Once through the boundaries of the 6-million-acre Denali National Park, the only food you’ll find is wild. At its entrance, you’ll find a diner. And along the Denali highway, were I live, you’ll find the only other options.

Eleven miles from the tiny town of Healy, with only two restaurants of its own, and two hours from the nearest actual town, Fairbanks, my isolated home of the past two months offers very few options. With no movie theater, and no real store, the small village serves tourists from May-September, and lies dormant the rest of the year.

During my time here, I’ve embraced the little things, such as time spent with friends, and beautiful views, but all the while, I’ve craved a good meal.

Tucked in between one of three places to purchase souvenirs, and the lone outdoor retail shop, from its eclectic façade, which displays “Beer” and “Brunch”, Moos-Aka’s (pronounced moose-awk-ughs) has always looked interesting, but until this morning, I’d never passed through its Ivy framed door.  

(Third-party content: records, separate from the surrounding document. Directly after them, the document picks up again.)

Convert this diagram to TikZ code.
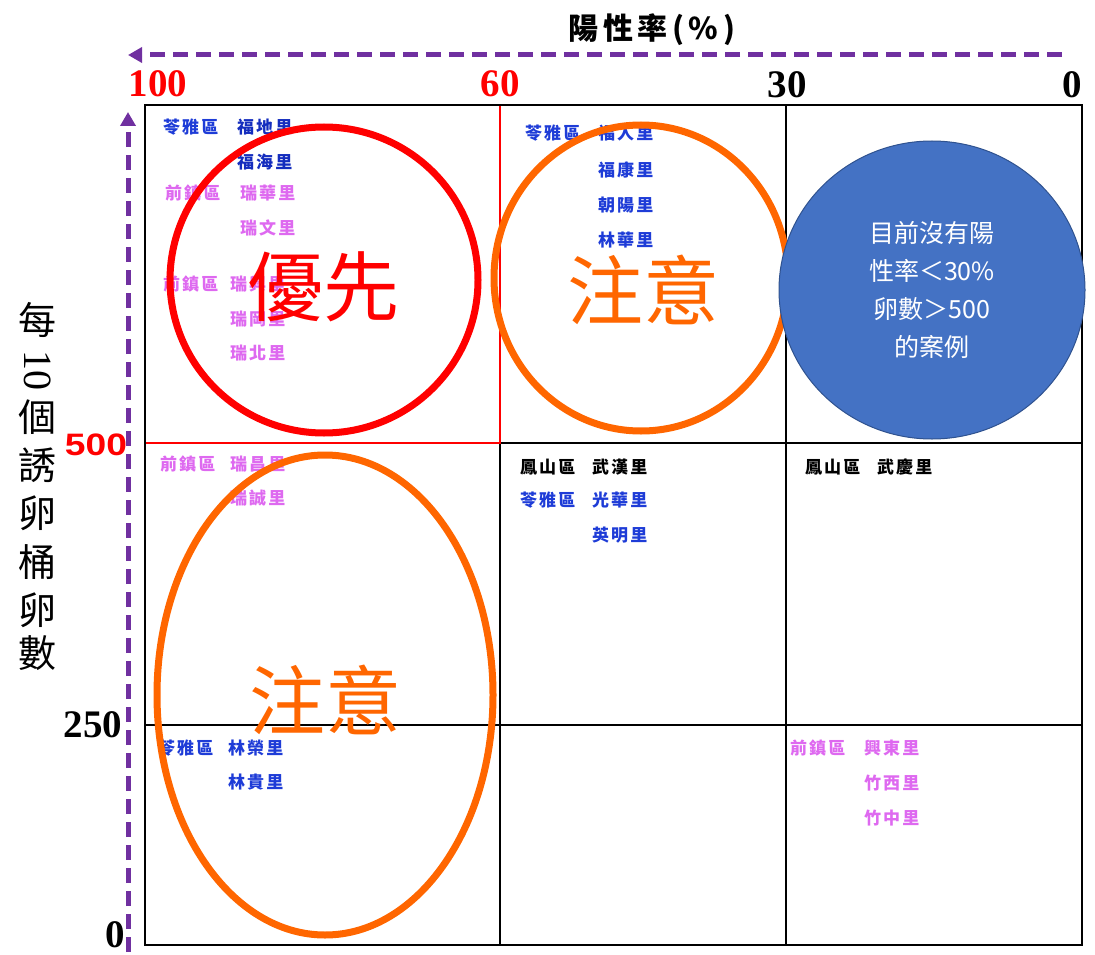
\documentclass[tikz,border=0pt]{standalone}
\usepackage{fontspec}
\setmainfont{Liberation Serif}
\newfontfamily\cjk{Noto Sans CJK TC}
\newfontfamily\titlef{Noto Sans CJK TC}[LetterSpace=15]
\newfontfamily\distf{Noto Sans CJK TC}[LetterSpace=12]
\newfontfamily\arialf{Liberation Sans}
\usetikzlibrary{arrows.meta}
\definecolor{dblue}{RGB}{30,60,215}
\definecolor{dblue2}{RGB}{20,45,190}
\definecolor{dpink}{RGB}{222,105,240}
\definecolor{ppl}{RGB}{112,48,160}
\definecolor{org}{RGB}{255,102,0}
\definecolor{cblue}{RGB}{68,114,196}
\definecolor{cblueb}{RGB}{47,82,143}
\tikzset{
  dist/.style={anchor=west,inner sep=0pt,font=\distf\bfseries\fontsize{17}{17}\selectfont},
  bl/.style={dist,text=dblue},
  bld/.style={dist,text=dblue2},
  pk/.style={dist,text=dpink},
  bk/.style={dist,text=black},
  gridl/.style={line width=2pt,black},
  redl/.style={line width=1.5pt,red},
  axarrow/.style={line width=5pt,ppl,dash pattern=on 15pt off 8pt,-{Triangle[length=14pt,width=15pt]}},
  ring/.style={line width=7pt},
  bignum/.style={inner sep=0pt,font=\bfseries\fontsize{39}{39}\selectfont},
  big/.style={inner sep=0pt,font=\cjk\fontsize{76}{76}\selectfont},
  ylab/.style={inner sep=0pt,font=\cjk\fontsize{38}{38}\selectfont}
}
\begin{document}
\begin{tikzpicture}[x=1pt,y=-1pt]
\useasboundingbox (0,0) rectangle (1095,955);
% grid
\coordinate (g00) at (145,105);
\coordinate (g11) at (1082,945);
\draw[gridl] (g00) rectangle (g11);
\coordinate (v1b) at (500,443); \coordinate (v1e) at (500,945);
\coordinate (v2t) at (786,105); \coordinate (v2e) at (786,945);
\coordinate (h1a) at (500,443); \coordinate (h1e) at (1082,443);
\coordinate (h2a) at (145,725); \coordinate (h2e) at (1082,725);
\draw[gridl] (v1b) -- (v1e);
\draw[gridl] (v2t) -- (v2e);
\draw[gridl] (h1a) -- (h1e);
\draw[gridl] (h2a) -- (h2e);
\coordinate (r1t) at (500,106); \coordinate (r1b) at (500,443);
\coordinate (r2l) at (146,443);
\draw[redl] (r1t) -- (r1b) -- (r2l);
% axes
\coordinate (axs) at (1062,55); \coordinate (axe) at (128,55);
\draw[axarrow] (axs) -- (axe);
\coordinate (ays) at (128,952); \coordinate (aye) at (128,112);
\draw[axarrow] (ays) -- (aye);
\node[inner sep=0pt,font=\titlef\bfseries\fontsize{30}{30}\selectfont] (title) at (652,30) {陽性率(\%)};
\node[bignum,text=red] (n100) at (158,84) {100};
\node[bignum,text=red] (n60) at (500,84) {60};
\node[bignum] (n30) at (787,85) {30};
\node[bignum] (n0) at (1072,85) {0};
\node[inner sep=0pt,text=red,xscale=1.2,font=\arialf\bfseries\fontsize{31}{31}\selectfont] (n500) at (96,445) {500};
\node[bignum] (n250) at (93,725) {250};
\node[bignum] (ny0) at (115,935) {0};
% y label
\node[ylab] (y1) at (38,320) {每};
\node[inner sep=0pt,font=\fontsize{40}{40}\selectfont] (y2) at (38,370) {\rotatebox{-90}{10}};
\node[ylab] (y3) at (38,417) {個};
\node[ylab] (y4) at (38,465) {誘};
\node[ylab] (y5) at (38,513) {卵};
\node[ylab] (y6) at (38,562) {桶};
\node[ylab] (y7) at (38,610) {卵};
\node[ylab] (y8) at (38,653) {數};
% district labels
\node[bl] (a1) at (163,127) {苓雅區};
\node[bld] (a2) at (237,127) {福地里};
\node[bld] (a3) at (237,162) {福海里};
\node[pk] (a4) at (165,193) {前鎮區};
\node[pk] (a5) at (240,193) {瑞華里};
\node[pk] (a6) at (240,228) {瑞文里};
\node[pk] (a7) at (163,284) {前鎮區};
\node[pk] (a8) at (230,284) {瑞興里};
\node[pk] (a9) at (230,319) {瑞岡里};
\node[pk] (a10) at (230,353) {瑞北里};
\node[bl] (b1) at (525,133) {苓雅區};
\node[bl] (b2) at (598,133) {福人里};
\node[bl] (b3) at (598,170) {福康里};
\node[bl] (b4) at (598,205) {朝陽里};
\node[bl] (b5) at (598,240) {林華里};
\node[bk] (c1) at (520,467) {鳳山區};
\node[bk] (c2) at (592,467) {武漢里};
\node[bl] (c3) at (520,500) {苓雅區};
\node[bl] (c4) at (592,500) {光華里};
\node[bl] (c5) at (592,535) {英明里};
\node[bk] (e1) at (805,467) {鳳山區};
\node[bk] (e2) at (877,467) {武慶里};
\node[pk] (f1) at (160,464) {前鎮區};
\node[pk] (f2) at (230,464) {瑞昌里};
\node[pk] (f3) at (230,498) {瑞誠里};
\node[bl] (k1) at (158,748) {苓雅區};
\node[bl] (k2) at (228,748) {林榮里};
\node[bl] (k3) at (228,782) {林貴里};
\node[pk] (m1) at (790,748) {前鎮區};
\node[pk] (m2) at (864,748) {興東里};
\node[pk] (m3) at (864,783) {竹西里};
\node[pk] (m4) at (864,818) {竹中里};
% rings
\coordinate (cr) at (324,280);
\draw[ring,red] (cr) ellipse [x radius=154, y radius=153];
\coordinate (co1) at (641,278);
\draw[ring,org] (co1) ellipse [x radius=147, y radius=153];
\coordinate (co2) at (325,695);
\draw[ring,org] (co2) ellipse [x radius=168, y radius=240];
\coordinate (cb) at (932,290);
\draw[cblueb,fill=cblue,line width=1pt] (cb) ellipse [x radius=153, y radius=149];
\node[align=center,text=white,inner sep=0pt,font=\cjk\fontsize{25}{38}\selectfont] (bt) at (932,290) {目前沒有陽\\性率＜30\%\\卵數＞500\\的案例};
\node[big,text=red] (t1) at (323,287) {優先};
\node[big,text=org] (t2) at (643,290) {注意};
\node[big,text=org] (t3) at (325,700) {注意};
\end{tikzpicture}
\end{document}
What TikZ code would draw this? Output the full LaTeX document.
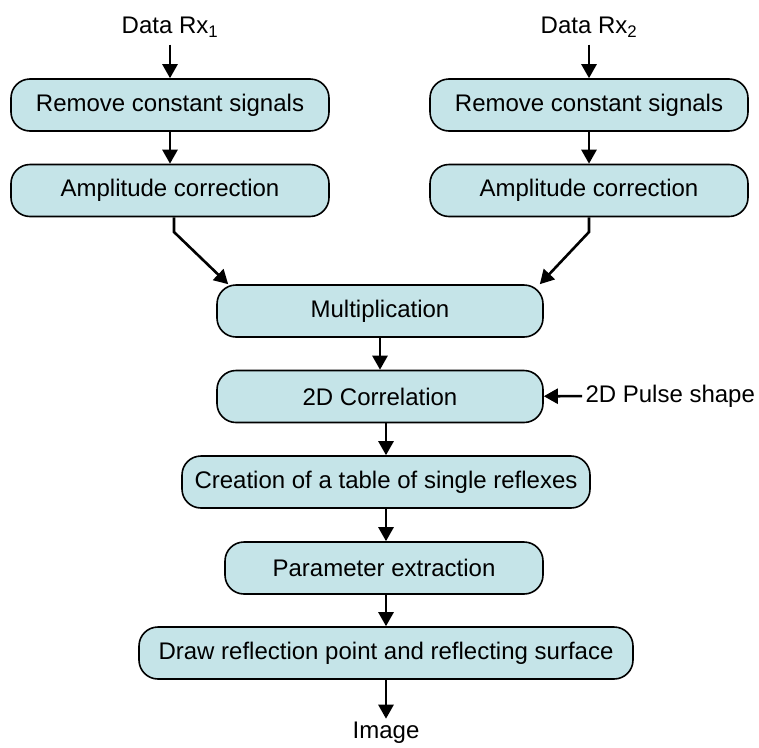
\documentclass[tikz,border=0pt]{standalone}
\usepackage{fontspec}
\setmainfont{Liberation Sans}
\usetikzlibrary{arrows.meta, positioning}
\definecolor{boxfill}{RGB}{197,228,232}

\begin{document}
\begin{tikzpicture}[x=1pt,y=-1pt,node distance=85.5pt,
    block/.style={draw, line width=1.6pt, rounded corners=19pt, fill=boxfill,
                  minimum height=52pt, font=\fontsize{24}{28}\selectfont},
    txt/.style={font=\fontsize{24}{28}\selectfont},
    flow/.style={-{Triangle[width=15pt,length=14pt]}, line width=2.6pt}]
  \useasboundingbox (0,0) rectangle (759,747);

  % two input branches
  \node[txt]                          (rx1)  at (170,27)     {Data Rx\textsubscript{1}};
  \node[block, minimum width=318pt]   (rem1) at (170,105)    {Remove constant signals};
  \node[block, minimum width=318pt]   (amp1) [below of=rem1] {Amplitude correction};

  \node[txt]                          (rx2)  at (589,27)     {Data Rx\textsubscript{2}};
  \node[block, minimum width=318pt]   (rem2) at (589,105)    {Remove constant signals};
  \node[block, minimum width=318pt]   (amp2) [below of=rem2] {Amplitude correction};

  % main chain
  \node[block, minimum width=326pt]   (mul)  at (380,311)    {Multiplication};
  \node[block, minimum width=326pt]   (corr) [below of=mul]  {2D Correlation};
  \node[block, minimum width=408pt]   (tab)  at (386,482)    {Creation of a table of single reflexes};
  \node[block, minimum width=318pt]   (par)  at (384,568)    {Parameter extraction};
  \node[block, minimum width=494pt]   (draw) at (386,653)    {Draw reflection point and reflecting surface};
  \node[txt]                          (img)  at (386,733)    {Image};
  \node[txt, anchor=west]             (pulse) at (582,396)   {2D Pulse shape};

  \coordinate (k1) at (174,232);
  \coordinate (k2) at (589,232);

  \draw[flow, shorten <=4pt] (rx1) -- (rem1);
  \draw[flow] (rem1) -- (amp1);
  \draw[flow, shorten <=4pt] (rx2) -- (rem2);
  \draw[flow] (rem2) -- (amp2);
  \draw[flow] (k1 |- amp1.south) -- (k1) -- ([xshift=12pt]mul.north west);
  \draw[flow] (k2 |- amp2.south) -- (k2) -- ([xshift=-4pt]mul.north east);
  \draw[flow] (mul) -- (corr);
  \draw[flow] (pulse) -- (corr);
  \draw[flow] (corr.south -| tab) -- (tab);
  \draw[flow] (tab) -- (par.north -| tab);
  \draw[flow] (par.south -| draw) -- (draw);
  \draw[flow] (draw) -- (img);
\end{tikzpicture}
\end{document}
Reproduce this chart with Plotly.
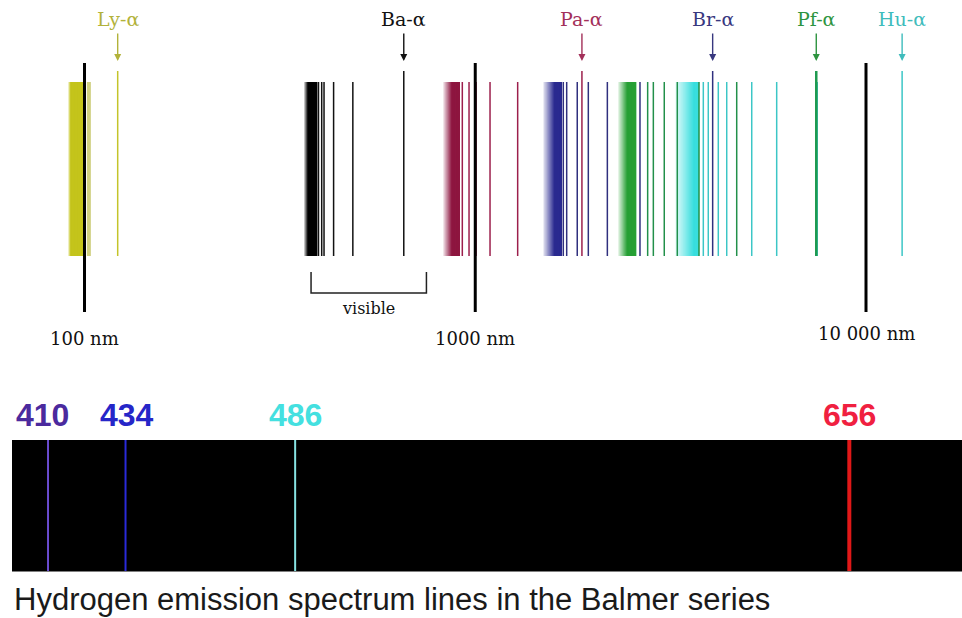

As my eyes adjusted to the dimly lit dining room, empty at 11:13 am, and the strange music met my ears, suddenly I felt as if I’d traversed the globe. Sat in the last seat on the right, propped up by a dark leather booth, I browsed the walls, and the menu, in fascination.

Obstructing my view of the delicately woven umbrellas which hung from the ceiling, the waiter approached with coffee.

Served on a slab of charred mahogany, in a small smelting pot which looked as if it were stolen from the set of “Game of Thrones”, I poured my first espresso sized cup of gritty black Turkish coffee under the copper light of an Edison bulb, and began to write. With no sugar, or cream, the robust flavor of dark beans, in their purest form, put even the most premium cold brew to shame.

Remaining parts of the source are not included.